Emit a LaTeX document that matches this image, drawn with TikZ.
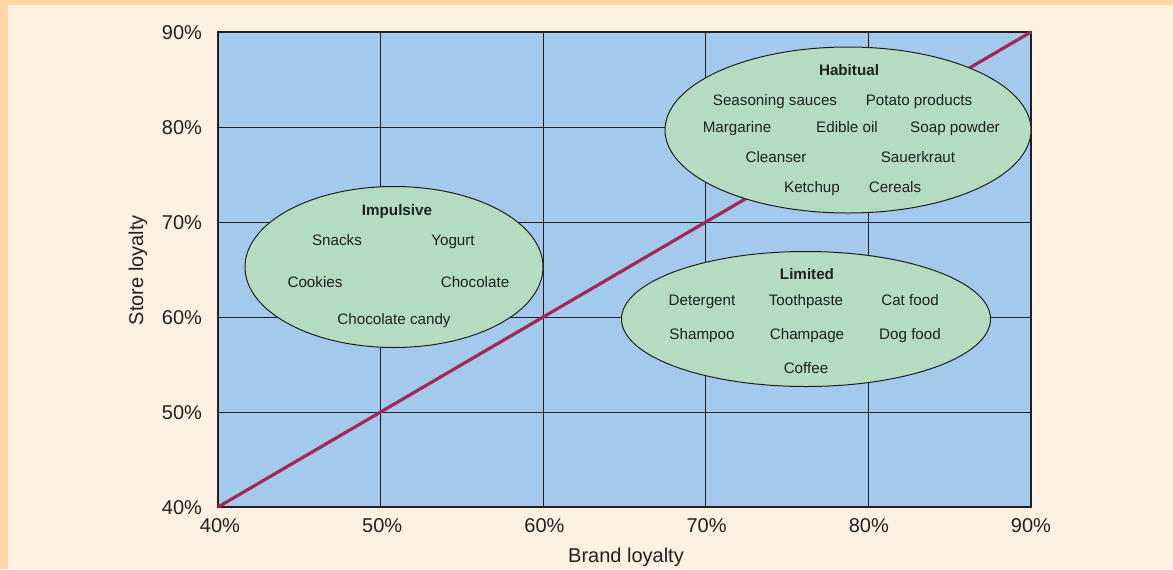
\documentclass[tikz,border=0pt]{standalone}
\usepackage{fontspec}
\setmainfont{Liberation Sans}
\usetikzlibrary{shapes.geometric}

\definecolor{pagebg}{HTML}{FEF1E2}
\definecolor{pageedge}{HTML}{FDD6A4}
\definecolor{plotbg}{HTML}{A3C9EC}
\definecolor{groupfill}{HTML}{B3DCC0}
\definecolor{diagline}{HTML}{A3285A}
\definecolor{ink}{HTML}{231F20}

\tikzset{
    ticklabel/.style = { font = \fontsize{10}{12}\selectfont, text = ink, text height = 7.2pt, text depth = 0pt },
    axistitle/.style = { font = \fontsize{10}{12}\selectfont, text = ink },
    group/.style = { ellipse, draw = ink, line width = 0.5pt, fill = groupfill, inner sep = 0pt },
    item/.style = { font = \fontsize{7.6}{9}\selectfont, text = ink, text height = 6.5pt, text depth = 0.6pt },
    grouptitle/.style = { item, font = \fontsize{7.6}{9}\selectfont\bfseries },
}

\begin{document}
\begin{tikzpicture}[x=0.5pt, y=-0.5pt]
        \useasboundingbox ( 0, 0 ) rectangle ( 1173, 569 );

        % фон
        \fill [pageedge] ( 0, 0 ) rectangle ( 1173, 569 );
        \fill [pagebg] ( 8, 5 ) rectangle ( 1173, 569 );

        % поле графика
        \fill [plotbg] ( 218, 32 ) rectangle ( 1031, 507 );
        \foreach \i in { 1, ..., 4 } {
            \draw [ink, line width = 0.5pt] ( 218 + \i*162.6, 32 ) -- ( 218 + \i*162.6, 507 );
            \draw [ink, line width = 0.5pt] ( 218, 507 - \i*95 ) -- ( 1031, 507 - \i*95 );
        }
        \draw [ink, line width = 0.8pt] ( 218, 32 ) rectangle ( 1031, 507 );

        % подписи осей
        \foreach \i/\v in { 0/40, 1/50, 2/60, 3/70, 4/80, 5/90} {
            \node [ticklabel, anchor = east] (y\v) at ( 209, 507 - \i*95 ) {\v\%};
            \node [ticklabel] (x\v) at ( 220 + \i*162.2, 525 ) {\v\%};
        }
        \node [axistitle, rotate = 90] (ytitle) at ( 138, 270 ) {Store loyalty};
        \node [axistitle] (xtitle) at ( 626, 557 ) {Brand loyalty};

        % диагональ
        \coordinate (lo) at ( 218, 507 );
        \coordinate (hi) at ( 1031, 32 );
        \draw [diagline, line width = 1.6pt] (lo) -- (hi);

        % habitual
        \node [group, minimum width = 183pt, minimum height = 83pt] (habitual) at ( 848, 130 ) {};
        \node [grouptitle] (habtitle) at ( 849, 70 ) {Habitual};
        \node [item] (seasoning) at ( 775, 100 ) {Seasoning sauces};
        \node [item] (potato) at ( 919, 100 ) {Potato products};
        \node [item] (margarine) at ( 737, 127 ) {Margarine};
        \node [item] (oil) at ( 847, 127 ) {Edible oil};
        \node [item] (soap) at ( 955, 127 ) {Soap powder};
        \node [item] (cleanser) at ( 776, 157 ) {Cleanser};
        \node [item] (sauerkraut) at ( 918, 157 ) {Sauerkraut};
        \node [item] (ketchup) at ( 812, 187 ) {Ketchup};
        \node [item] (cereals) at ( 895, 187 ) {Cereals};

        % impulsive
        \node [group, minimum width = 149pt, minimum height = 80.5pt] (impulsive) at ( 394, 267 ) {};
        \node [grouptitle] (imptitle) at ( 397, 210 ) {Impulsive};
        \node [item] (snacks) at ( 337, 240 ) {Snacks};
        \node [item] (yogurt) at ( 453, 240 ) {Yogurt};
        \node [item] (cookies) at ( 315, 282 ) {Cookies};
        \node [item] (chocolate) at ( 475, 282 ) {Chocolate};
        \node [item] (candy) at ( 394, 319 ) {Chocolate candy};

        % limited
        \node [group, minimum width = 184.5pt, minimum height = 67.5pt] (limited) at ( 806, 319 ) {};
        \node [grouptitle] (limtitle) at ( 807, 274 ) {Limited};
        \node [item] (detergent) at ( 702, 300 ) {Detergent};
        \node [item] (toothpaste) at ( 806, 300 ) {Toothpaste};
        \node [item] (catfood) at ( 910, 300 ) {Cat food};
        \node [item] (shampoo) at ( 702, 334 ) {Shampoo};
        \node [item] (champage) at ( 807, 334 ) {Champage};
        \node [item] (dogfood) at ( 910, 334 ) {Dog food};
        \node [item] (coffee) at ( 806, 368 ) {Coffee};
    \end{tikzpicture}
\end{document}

#####

§ **SHORT TASK**
Pictures are excluded: retype only the lines from the beginning of the listing above through the line with "5 ) rectangle ( 1173, 569 );", both included.

§ **RESULT FOR THIS EXERCISE**
Emit a LaTeX document that matches this image, drawn with TikZ.
\documentclass[tikz,border=0pt]{standalone}
\usepackage{fontspec}
\setmainfont{Liberation Sans}
\usetikzlibrary{shapes.geometric}

\definecolor{pagebg}{HTML}{FEF1E2}
\definecolor{pageedge}{HTML}{FDD6A4}
\definecolor{plotbg}{HTML}{A3C9EC}
\definecolor{groupfill}{HTML}{B3DCC0}
\definecolor{diagline}{HTML}{A3285A}
\definecolor{ink}{HTML}{231F20}

\tikzset{
    ticklabel/.style = { font = \fontsize{10}{12}\selectfont, text = ink, text height = 7.2pt, text depth = 0pt },
    axistitle/.style = { font = \fontsize{10}{12}\selectfont, text = ink },
    group/.style = { ellipse, draw = ink, line width = 0.5pt, fill = groupfill, inner sep = 0pt },
    item/.style = { font = \fontsize{7.6}{9}\selectfont, text = ink, text height = 6.5pt, text depth = 0.6pt },
    grouptitle/.style = { item, font = \fontsize{7.6}{9}\selectfont\bfseries },
}

\begin{document}
\begin{tikzpicture}[x=0.5pt, y=-0.5pt]
        \useasboundingbox ( 0, 0 ) rectangle ( 1173, 569 );

        % фон
        \fill [pageedge] ( 0, 0 ) rectangle ( 1173, 569 );
        \fill [pagebg] ( 8, 5 ) rectangle ( 1173, 569 );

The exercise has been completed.